On peut se demander si le cinéma avait réellement besoin de ressortir du caveau la fameuse icône anglaise et son célèbre flair pour les petites choses alors que le petit écran s’en sert déjà pour le moderniser. Aujourd’hui, les réalisateurs sont à la redécouverte d’œuvres du passé, d’archéologie des icônes lointaines afin de les remettre au goût du jour. C’est le cas pour Gainsbourg, et c’est aussi celui de Sherlock Holmes de l’Anglais Guy Ritchie. Le personnage de Sir Arthur Conan Doyle ré exploité sous différentes formes aura en 2010 un nouveau visage, celui de Monsieur Iron Man, Robert Downey Jr. (qui reprend encore ce rôle de façon lâchée et désinvolte). Déjà, les célèbres séries telles que Les experts Las Vegas (Le personnage de Grissom est parfait pour cet exemple), Mentalist (Un homme qui observe chaque élément d’un crime pour obtenir une résolution avant la police) et enfin Docteur House (docteur boiteux directement en référence avec Watson, le célèbre comparse de Holmes) tentait de remettre ce de personnage au goût du jour. Or ce que Ritchie tente de faire avec ce film, ce n’est pas la modernisation d’une œuvre mais donner une aura cool au détective du 221 Baker Street.

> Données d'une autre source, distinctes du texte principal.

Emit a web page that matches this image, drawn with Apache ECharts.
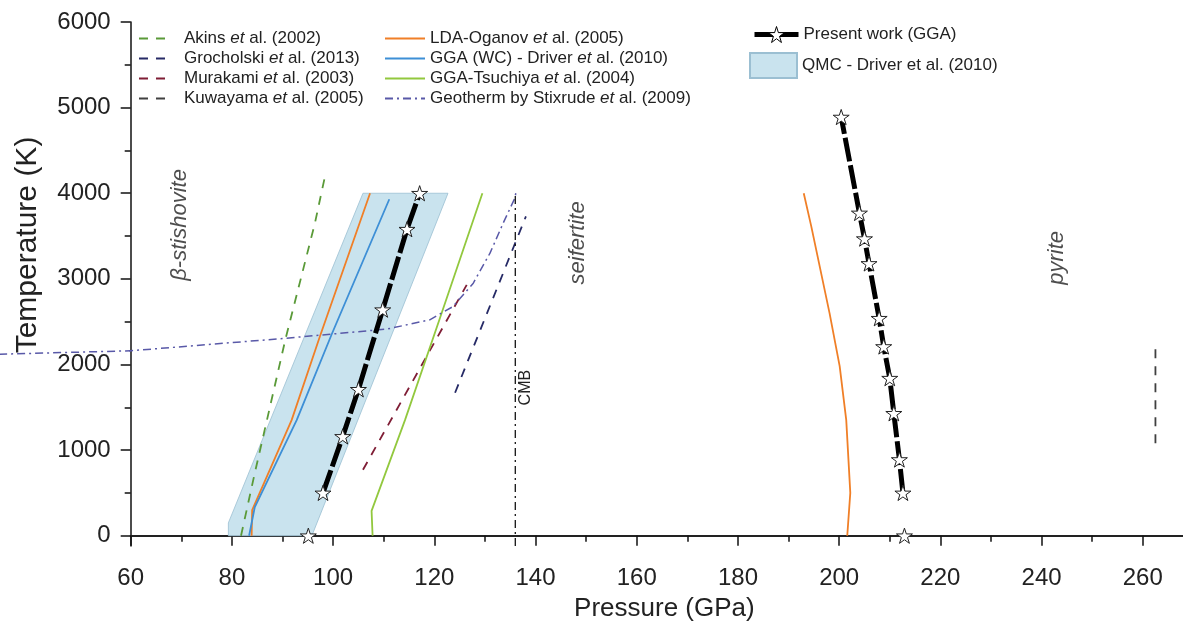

Élémentaire mon cher Watson, pour Ritchie, la reconquête d’une œuvre passe par sa destruction la plus total. Pour résumer le film, disons qu’Holmes s’embarque une nouvelle fois avec son comparse Watson (Jude Law) dans une aventure fantastique (mais que bien évidemment, la science parviendra à contrecarrer) contre Lord Blackwood, un notable anglais qui se fait passer pour un magicien maléfique et qui tente d’asservir le monde avec la première arme de destruction massive (une bombe chimique commandée par une télécommande). Dans sa dernière réplique Holmes parlera du monde moderne grâce au contrôle à distance que permet cet engin (si seulement on pouvait zapper pendant la projection de ce film, là ça serait moderne). Finalement, ce n’est plus une cool attitude que donne Ritchie à son personnage mais une tare. Toujours bourré, dormant à même le sol, les vêtements débraillés, bref une tenue de tocard qui remplace la classe que pouvait avoir le flegmatique détective à la loupe. Son comparse Watson n’est d’ailleurs pas en reste de dégradations. Il n’est plus la conscience ni le narrateur des aventures d’Holmes, mais un vulgaire bourrin assoiffé de baston et défonceur de porte. Même la relation entre les deux protagonistes est transformée. L’homosexualité ambiguë présente dans les romans se transforme en jalousie du détective pour la fiancée de son partenaire. La mise en scène de Ritchie ne permet pas non plus au film de se relever, son montage épileptique et ses zooms abusifs sur les éléments qu’il ne faut surtout pas laisser passer, font du protagoniste une sorte de moine Shaolin capable de prendre le dessus sur son adversaire en l’analysant.

On peut cependant constater l’intérêt de certaines séquences, notamment lors d’un repas au restaurant, Holmes qui attend Watson ne peut s’empêcher d’analyser la salle, ce qui le rend malade. Cette courte scène très vite mise de côté ne prend malheureusement pas plus d’ampleur dans le film qu’une vague dans l’océan. Ritchie essaie avec perte et fracas de faire renaître un mythe de la littérature anglaise, les explosions en plus, le raffinement british en moins.